Mais uma vez reforçamos que a gestante que tenha a comprovação médica da inviabilidade de vida extra-uterina por ser o feto anencéfalo, caso venha a interromper a gravidez, para nós, está amparada pelo crime impossível, pois não é possível matar aquilo que para nosso Ordenamento Jurídico nunca viveu.

 

        Para encerrar nossa pequena explanação, deixaremos aqui duas frases imprescindíveis para uma reflexão acerca do caso em tela: a primeira é atribuída ao filósofo Edmund Burke "para que o mal triunfe basta que os bons não façam nada". A segunda frase é do professor da Faculdade de Direito de Paris,  Georges Ripert "quando o Direito ignora a realidade, a realidade se vinga ignorando o Direito".

[1] VIEIRA SEGUNDO, Luiz Carlos Furquim. Crimes Contra a Vida. São Paulo: Memória Jurídica, 2009. p.83.

[2] LAZARINI NETO, Pedro. Código Penal Comentado e Leis Penais Especiais Comentadas. 3.ed. São Paulo: Primeira Impressão, 2008.p.381.

[3]NUCCI, Guilherme de Souza. Código Penal Comentado. 7.ed. São Paulo: Revista dos Tribunais,2007.p.573.
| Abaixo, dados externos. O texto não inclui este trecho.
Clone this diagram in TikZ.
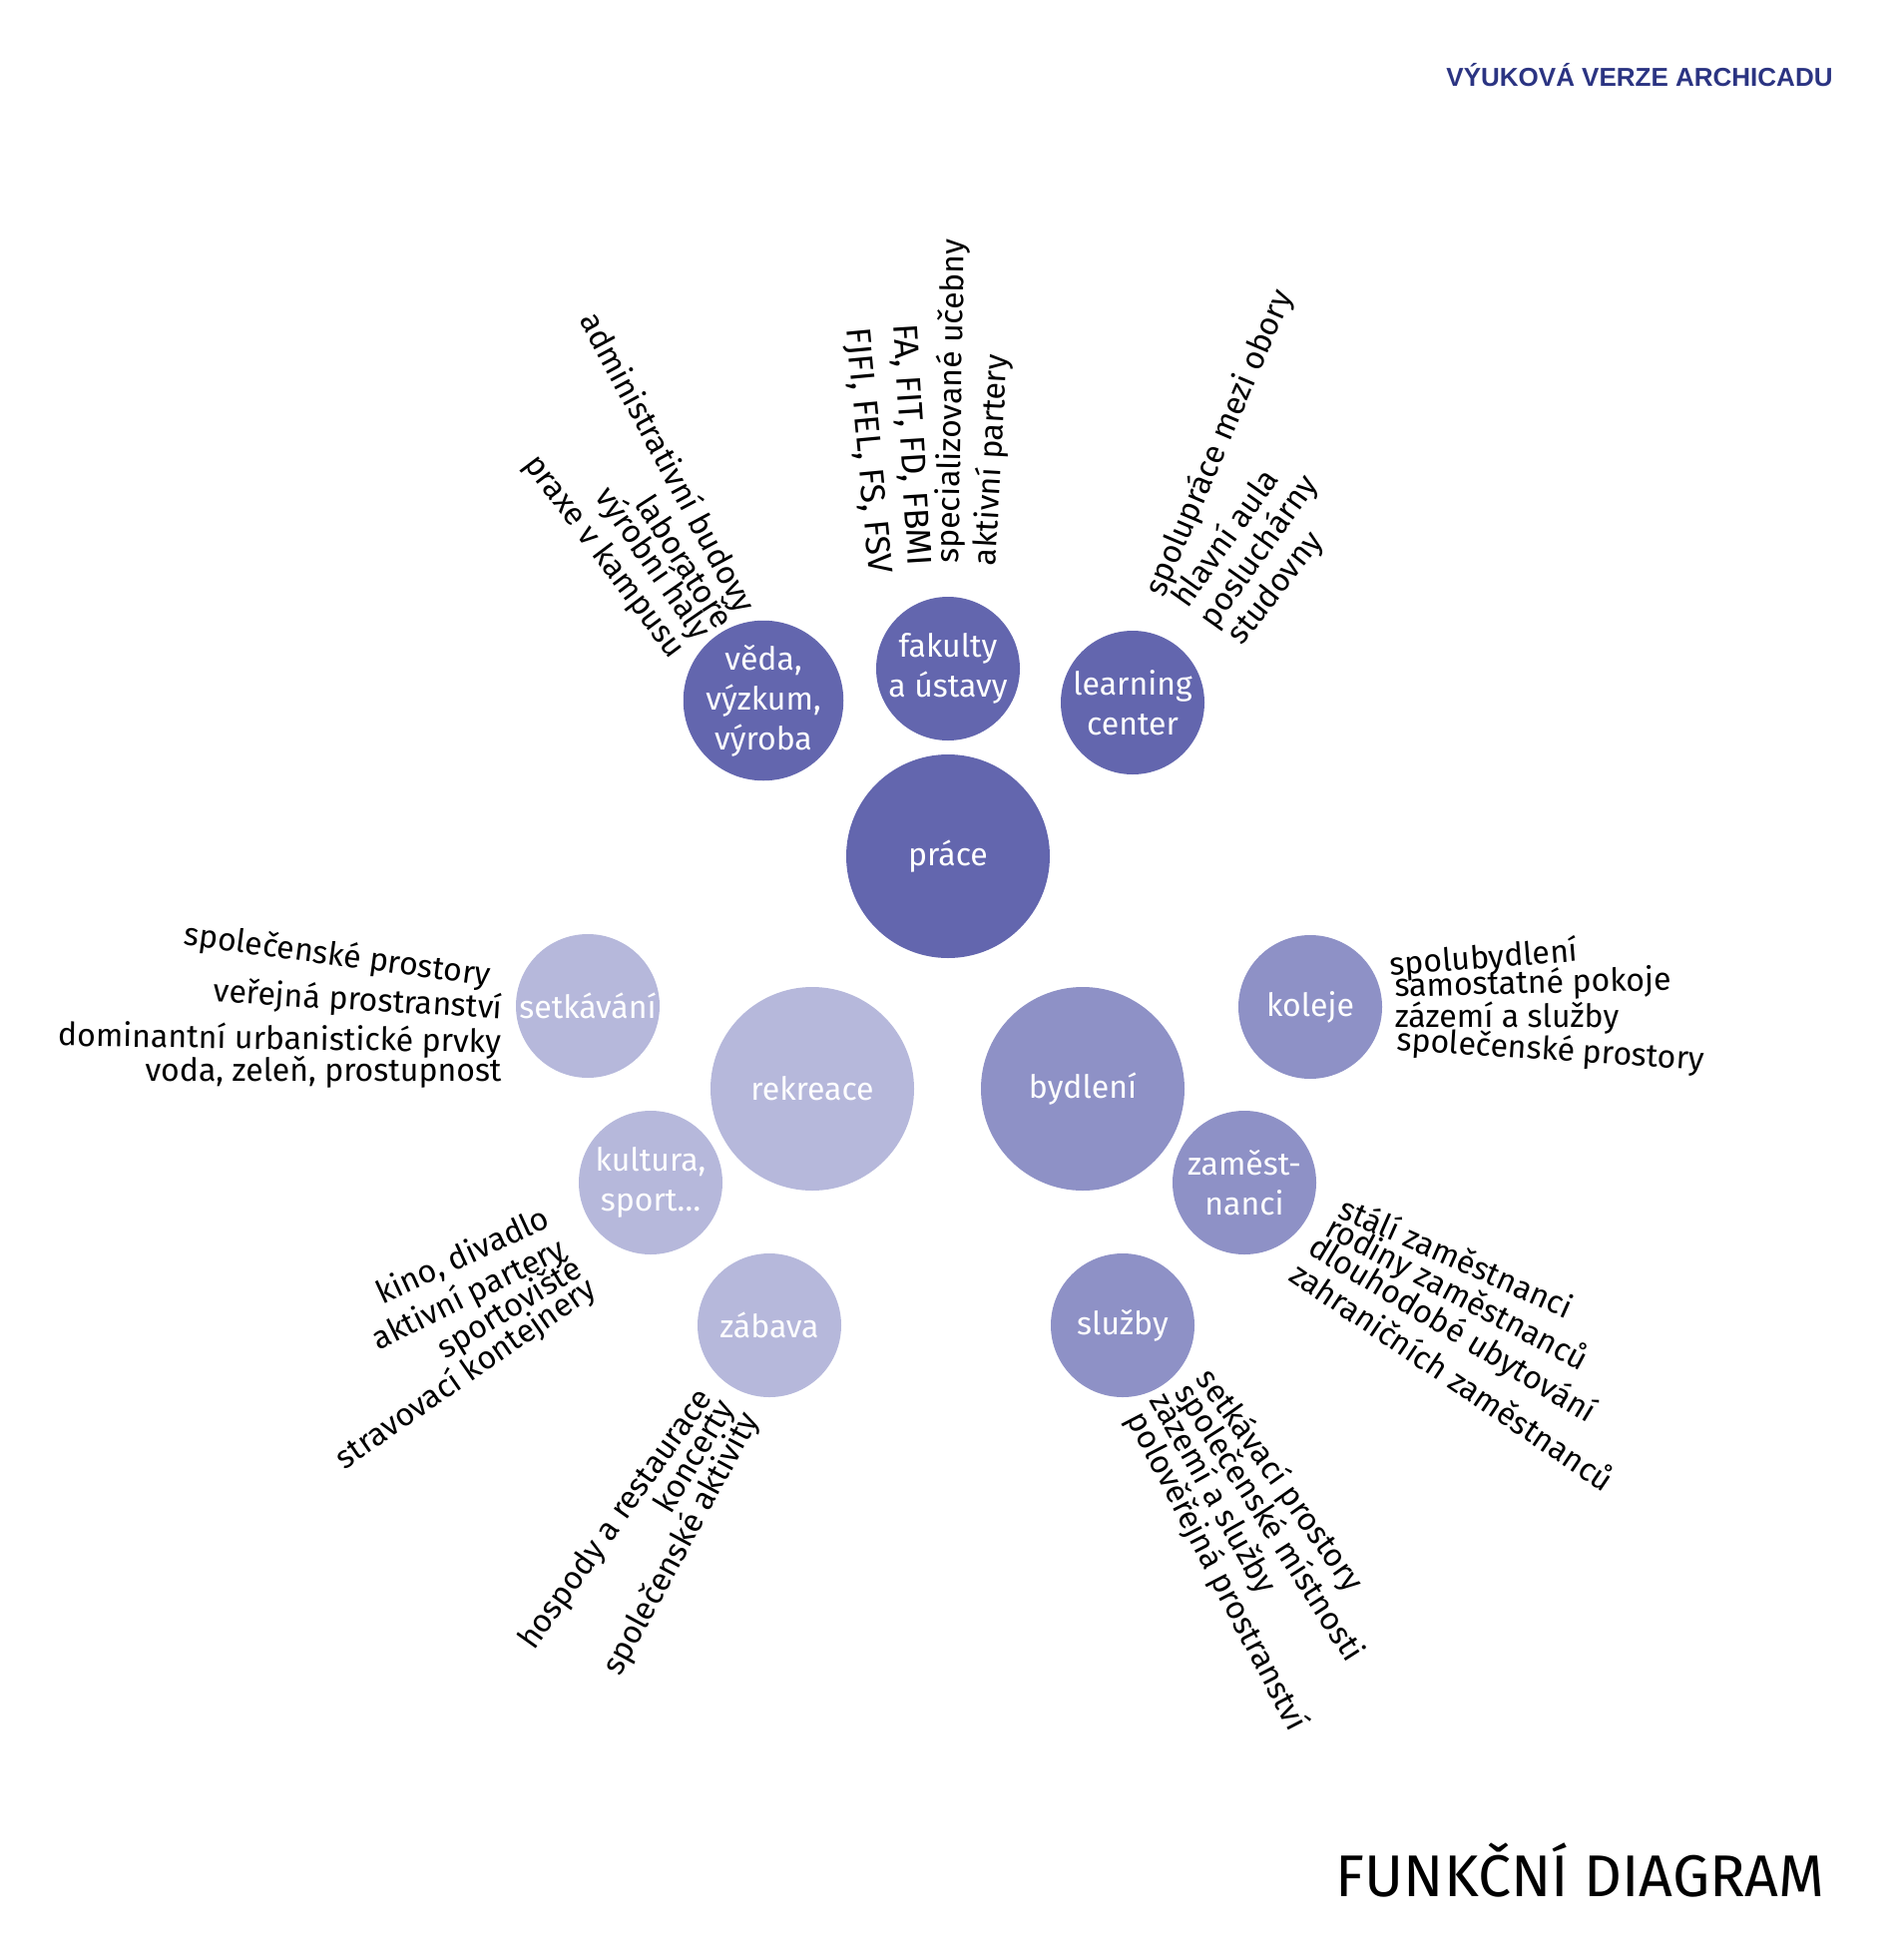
\documentclass[tikz,border=0pt]{standalone}
\usepackage{fontspec}
\setmainfont{Fira Sans}
\newfontfamily\vodoznakfont{Liberation Sans}
\usepackage{tikz}

\definecolor{cprace}{RGB}{99,102,174}
\definecolor{cbydleni}{RGB}{142,145,198}
\definecolor{crekreace}{RGB}{182,184,219}
\definecolor{cvodoznak}{RGB}{43,52,130}

\begin{document}
\begin{tikzpicture}[x=0.5pt,y=-0.5pt,
		kruh/.style={circle, minimum size=102pt, inner sep=0pt, text=white, align=center, font=\fontsize{16}{20}\selectfont},
		kruhmaly/.style={kruh, minimum size=72pt},
		popis/.style={inner sep=0pt, font=\fontsize{16}{19}\selectfont},
		popisvelky/.style={popis, font=\fontsize{17.2}{20}\selectfont}]
		\useasboundingbox (0,0) rectangle (1900,1964);
		
		%prace
		\node[kruh, fill=cprace] (prace) at (950,858) {práce};
		\node[kruhmaly, fill=cprace] (fakulty) at (950,670) {fakulty\\a ústavy};
		\node[kruhmaly, fill=cprace] (veda) at (765,702) {věda,\\výzkum,\\výroba};
		\node[kruhmaly, fill=cprace] (learning) at (1135,704) {learning\\center};
		
		%rekreace
		\node[kruh, fill=crekreace] (rekreace) at (814,1091) {rekreace};
		\node[kruhmaly, fill=crekreace] (setkavani) at (589,1008) {setkávání};
		\node[kruhmaly, fill=crekreace] (kultura) at (652,1185) {kultura,\\sport…};
		\node[kruhmaly, fill=crekreace] (zabava) at (771,1328) {zábava};
		
		%bydleni
		\node[kruh, fill=cbydleni] (bydleni) at (1085,1091) {bydlení};
		\node[kruhmaly, fill=cbydleni] (koleje) at (1313,1009) {koleje};
		\node[kruhmaly, fill=cbydleni] (zamestnanci) at (1247,1185) {zaměst-\\nanci};
		\node[kruhmaly, fill=cbydleni] (sluzby) at (1125,1328) {služby};
		
		%popisky veda
		\node[popis, rotate=-61.7] (veda1) at (668,464) {administrativní budovy};
		\node[popis, rotate=-57.2] (veda2) at (687,562) {laboratoře};
		\node[popis, rotate=-55.2] (veda3) at (654,565) {výrobní haly};
		\node[popis, rotate=-53] (veda4) at (605,558) {praxe v kampusu};
		
		%popisky fakulty
		\node[popisvelky, rotate=-86.5] (fak1) at (912,446) {FA, FIT, FD, FBMI};
		\node[popisvelky, rotate=-84.7] (fak2) at (869,452) {FJFI, FEL, FS, FSV};
		\node[popis, rotate=89] (fak3) at (954,402) {specializované učebny};
		\node[popis, rotate=86.8] (fak4) at (994,461) {aktivní partery};
		
		%popisky learning center
		\node[popis, rotate=66.9] (lc1) at (1222,444) {spolupráce mezi obory};
		\node[popis, rotate=54.6] (lc2) at (1226,538) {hlavní aula};
		\node[popis, rotate=54.5] (lc3) at (1262,553) {posluchárny};
		\node[popis, rotate=52] (lc4) at (1279,590) {studovny};
		
		%popisky setkavani
		\node[popis, rotate=-7.6] (set1) at (338,958) {společenské prostory};
		\node[popis, rotate=-3.4] (set2) at (359,1003) {veřejná prostranství};
		\node[popis, rotate=-0.9] (set3) at (280,1042) {dominantní urbanistické prvky};
		\node[popis] (set4) at (324,1074) {voda, zeleň, prostupnost};
		
		%popisky koleje
		\node[popis, rotate=4.3] (kol1) at (1487,961) {spolubydlení};
		\node[popis, rotate=1.4] (kol2) at (1536,986) {samostatné pokoje};
		\node[popis] (kol3) at (1510,1020) {zázemí a služby};
		\node[popis, rotate=-3.7] (kol4) at (1554,1053) {společenské prostory};
		
		%popisky kultura
		\node[popis, rotate=24.8] (kul1) at (464,1259) {kino, divadlo};
		\node[popis, rotate=26.6] (kul2) at (470,1298) {aktivní partery};
		\node[popis, rotate=31.5] (kul3) at (511,1312) {sportoviště};
		\node[popis, rotate=34.8] (kul4) at (467,1377) {stravovací kontejnery};
		
		%popisky zabava
		\node[popis, rotate=54.7] (zab1) at (618,1523) {hospody a restaurace};
		\node[popis, rotate=59] (zab2) at (697,1460) {koncerty};
		\node[popis, rotate=61.6] (zab3) at (683,1547) {společenské aktivity};
		
		%popisky sluzby
		\node[popis, rotate=-54.6] (slu1) at (1282,1484) {setkávací prostory};
		\node[popis, rotate=-57.4] (slu2) at (1271,1526) {společenské místnosti};
		\node[popis, rotate=-60.6] (slu3) at (1215,1497) {zázemí a služby};
		\node[popis, rotate=-62.6] (slu4) at (1219,1575) {polověřejná prostranství};
		
		%popisky zamestnanci
		\node[popis, rotate=-24] (zam1) at (1460,1259) {stálí zaměstnanci};
		\node[popis, rotate=-28] (zam2) at (1460,1297) {rodiny zaměstnanců};
		\node[popis, rotate=-31.3] (zam3) at (1455,1333) {dlouhodobé ubytování};
		\node[popis, rotate=-34] (zam4) at (1456,1378) {zahraničních zaměstnanců};
		
		%nadpis a vodoznak
		\node[inner sep=0pt, anchor=base east, font=\fontsize{29.5}{32}\selectfont] (nadpis) at (1829,1900) {FUNKČNÍ DIAGRAM};
		\node[inner sep=0pt, anchor=base east, text=cvodoznak, font=\vodoznakfont\bfseries\fontsize{13}{15}\selectfont] (vodoznak) at (1837,87) {VÝUKOVÁ VERZE ARCHICADU};
		
	\end{tikzpicture}
\end{document}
[4]CUNHA, Rogério Sanches. Direito Penal: parte especial. São Paulo: Revista dos Tribunais,2008.v.3.p.42/43.

[5] VIEIRA SEGUNDO, Luiz Carlos Furquim. Crimes Contra a Vida. São Paulo: Memória Jurídica, 2009. p.86.

Bibliografia

CUNHA, Rogério Sanches. Direito Penal: parte especial. São Paulo: Revista dos Tribunais,2008.v.3.

LAZARINI NETO, Pedro. Código Penal Comentado e Leis Penais Especiais Comentadas. 3.ed. São Paulo: Primeira Impressão, 2008.

NUCCI, Guilherme de Souza. Código Penal Comentado. 7.ed. São Paulo: Revista dos Tribunais,2007.

VIEIRA SEGUNDO, Luiz Carlos Furquim. Crimes Contra a Vida. São Paulo: Memória Jurídica, 2009.